--- begin Recorded data ---
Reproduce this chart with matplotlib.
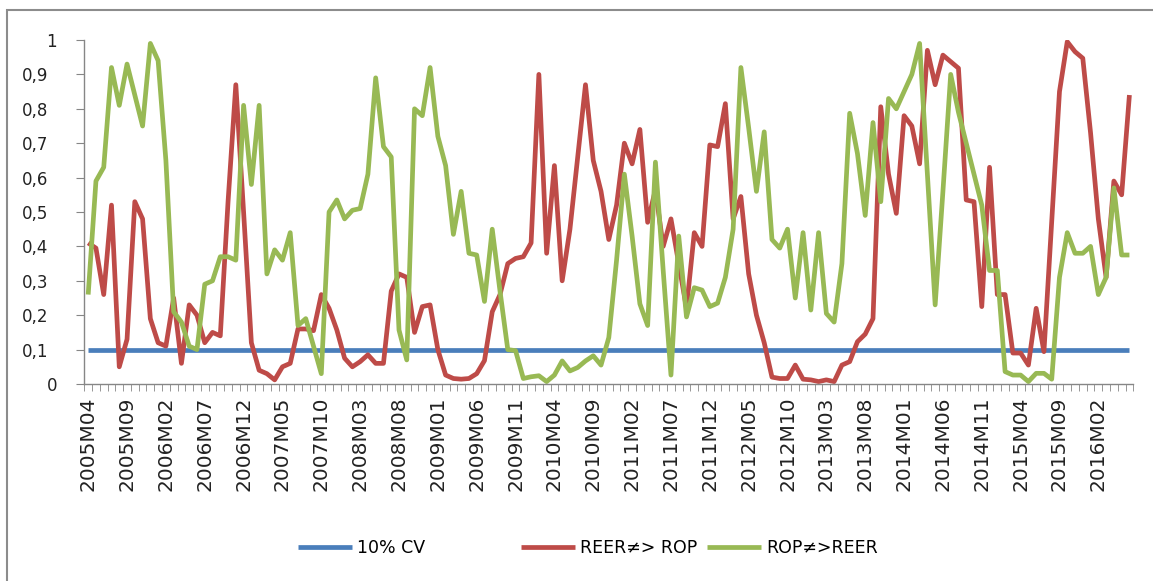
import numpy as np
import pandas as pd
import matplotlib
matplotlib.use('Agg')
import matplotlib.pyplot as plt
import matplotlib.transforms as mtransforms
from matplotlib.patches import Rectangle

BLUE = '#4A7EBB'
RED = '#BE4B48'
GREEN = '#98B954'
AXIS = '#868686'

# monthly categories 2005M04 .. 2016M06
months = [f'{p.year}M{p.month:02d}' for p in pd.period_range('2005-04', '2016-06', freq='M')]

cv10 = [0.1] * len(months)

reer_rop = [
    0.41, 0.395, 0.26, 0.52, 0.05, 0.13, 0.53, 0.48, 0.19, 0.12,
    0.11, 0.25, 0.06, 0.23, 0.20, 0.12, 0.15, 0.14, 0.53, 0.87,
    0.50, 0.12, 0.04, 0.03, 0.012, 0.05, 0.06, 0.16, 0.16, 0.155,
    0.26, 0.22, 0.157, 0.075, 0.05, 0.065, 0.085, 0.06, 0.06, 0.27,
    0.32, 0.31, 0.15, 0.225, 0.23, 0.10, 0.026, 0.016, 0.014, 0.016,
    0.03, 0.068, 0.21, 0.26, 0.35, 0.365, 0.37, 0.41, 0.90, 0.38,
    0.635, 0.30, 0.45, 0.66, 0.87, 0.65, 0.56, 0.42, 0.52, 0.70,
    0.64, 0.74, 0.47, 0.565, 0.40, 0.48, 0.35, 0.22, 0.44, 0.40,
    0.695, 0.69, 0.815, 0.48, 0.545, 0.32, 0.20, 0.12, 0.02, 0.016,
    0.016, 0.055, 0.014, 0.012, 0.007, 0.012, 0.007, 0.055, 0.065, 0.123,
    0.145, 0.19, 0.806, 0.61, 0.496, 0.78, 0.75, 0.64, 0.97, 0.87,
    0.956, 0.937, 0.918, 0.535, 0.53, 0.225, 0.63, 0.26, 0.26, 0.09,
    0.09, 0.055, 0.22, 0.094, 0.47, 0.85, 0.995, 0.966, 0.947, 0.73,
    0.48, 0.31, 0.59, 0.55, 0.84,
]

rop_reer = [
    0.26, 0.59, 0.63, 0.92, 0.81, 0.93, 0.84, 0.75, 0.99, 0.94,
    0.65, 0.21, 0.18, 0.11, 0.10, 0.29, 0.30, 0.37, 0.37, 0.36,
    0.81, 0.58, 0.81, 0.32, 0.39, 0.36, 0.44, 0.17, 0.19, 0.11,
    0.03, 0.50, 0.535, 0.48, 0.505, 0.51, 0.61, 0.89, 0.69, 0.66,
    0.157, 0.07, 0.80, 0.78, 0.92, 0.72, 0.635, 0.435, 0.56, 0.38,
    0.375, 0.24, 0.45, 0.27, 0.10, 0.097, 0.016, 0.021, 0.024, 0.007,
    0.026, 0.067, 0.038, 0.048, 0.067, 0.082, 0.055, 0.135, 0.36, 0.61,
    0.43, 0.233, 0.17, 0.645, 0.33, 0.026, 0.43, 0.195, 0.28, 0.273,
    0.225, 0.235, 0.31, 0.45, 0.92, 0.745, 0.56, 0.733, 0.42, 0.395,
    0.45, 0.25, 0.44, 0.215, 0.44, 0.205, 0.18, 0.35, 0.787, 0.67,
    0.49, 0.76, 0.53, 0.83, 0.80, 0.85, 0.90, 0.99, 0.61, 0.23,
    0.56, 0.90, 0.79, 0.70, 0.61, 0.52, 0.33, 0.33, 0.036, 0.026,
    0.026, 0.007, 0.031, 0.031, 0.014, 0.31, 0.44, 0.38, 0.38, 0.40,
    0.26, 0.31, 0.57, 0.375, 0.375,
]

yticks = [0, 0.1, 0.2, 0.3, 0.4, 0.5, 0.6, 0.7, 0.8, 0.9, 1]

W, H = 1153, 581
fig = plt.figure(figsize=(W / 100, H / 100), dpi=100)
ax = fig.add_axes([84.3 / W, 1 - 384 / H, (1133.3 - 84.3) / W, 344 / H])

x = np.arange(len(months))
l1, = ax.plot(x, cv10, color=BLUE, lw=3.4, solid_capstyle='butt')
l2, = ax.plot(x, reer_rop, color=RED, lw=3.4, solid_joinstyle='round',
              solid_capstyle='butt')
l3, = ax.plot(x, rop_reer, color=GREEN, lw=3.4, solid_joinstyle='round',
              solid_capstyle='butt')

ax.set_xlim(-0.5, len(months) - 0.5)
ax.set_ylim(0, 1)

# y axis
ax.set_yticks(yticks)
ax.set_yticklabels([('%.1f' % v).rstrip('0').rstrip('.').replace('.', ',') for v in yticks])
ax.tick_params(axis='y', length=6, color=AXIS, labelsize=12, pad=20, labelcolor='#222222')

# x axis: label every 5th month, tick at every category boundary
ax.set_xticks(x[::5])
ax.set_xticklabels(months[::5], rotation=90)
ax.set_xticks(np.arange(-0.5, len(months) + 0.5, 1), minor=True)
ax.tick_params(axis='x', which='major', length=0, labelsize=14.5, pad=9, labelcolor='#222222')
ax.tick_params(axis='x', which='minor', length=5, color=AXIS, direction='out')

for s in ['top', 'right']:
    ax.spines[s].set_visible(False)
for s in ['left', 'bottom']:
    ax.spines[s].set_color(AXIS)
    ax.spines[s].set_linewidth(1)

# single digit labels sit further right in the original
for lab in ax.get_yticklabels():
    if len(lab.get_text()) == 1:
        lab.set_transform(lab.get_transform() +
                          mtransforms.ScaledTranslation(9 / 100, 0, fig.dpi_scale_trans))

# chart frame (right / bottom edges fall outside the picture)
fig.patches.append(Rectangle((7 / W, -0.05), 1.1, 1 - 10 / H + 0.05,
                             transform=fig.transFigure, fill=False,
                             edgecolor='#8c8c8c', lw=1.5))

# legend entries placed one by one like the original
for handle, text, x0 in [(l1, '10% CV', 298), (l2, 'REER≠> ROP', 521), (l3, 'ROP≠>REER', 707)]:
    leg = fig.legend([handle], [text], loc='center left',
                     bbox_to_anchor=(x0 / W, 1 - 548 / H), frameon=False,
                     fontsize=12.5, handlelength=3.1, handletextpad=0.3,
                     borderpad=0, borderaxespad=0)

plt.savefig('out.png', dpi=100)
--- end Recorded data ---
# What you are asked to do:
Write out, word for word, the lines from the start of the data through the one holding "cv10 = [0.1] * len(months)". Omit pictures.

# Response:
Reproduce this chart with matplotlib.
import numpy as np
import pandas as pd
import matplotlib
matplotlib.use('Agg')
import matplotlib.pyplot as plt
import matplotlib.transforms as mtransforms
from matplotlib.patches import Rectangle

BLUE = '#4A7EBB'
RED = '#BE4B48'
GREEN = '#98B954'
AXIS = '#868686'

# monthly categories 2005M04 .. 2016M06
months = [f'{p.year}M{p.month:02d}' for p in pd.period_range('2005-04', '2016-06', freq='M')]

cv10 = [0.1] * len(months)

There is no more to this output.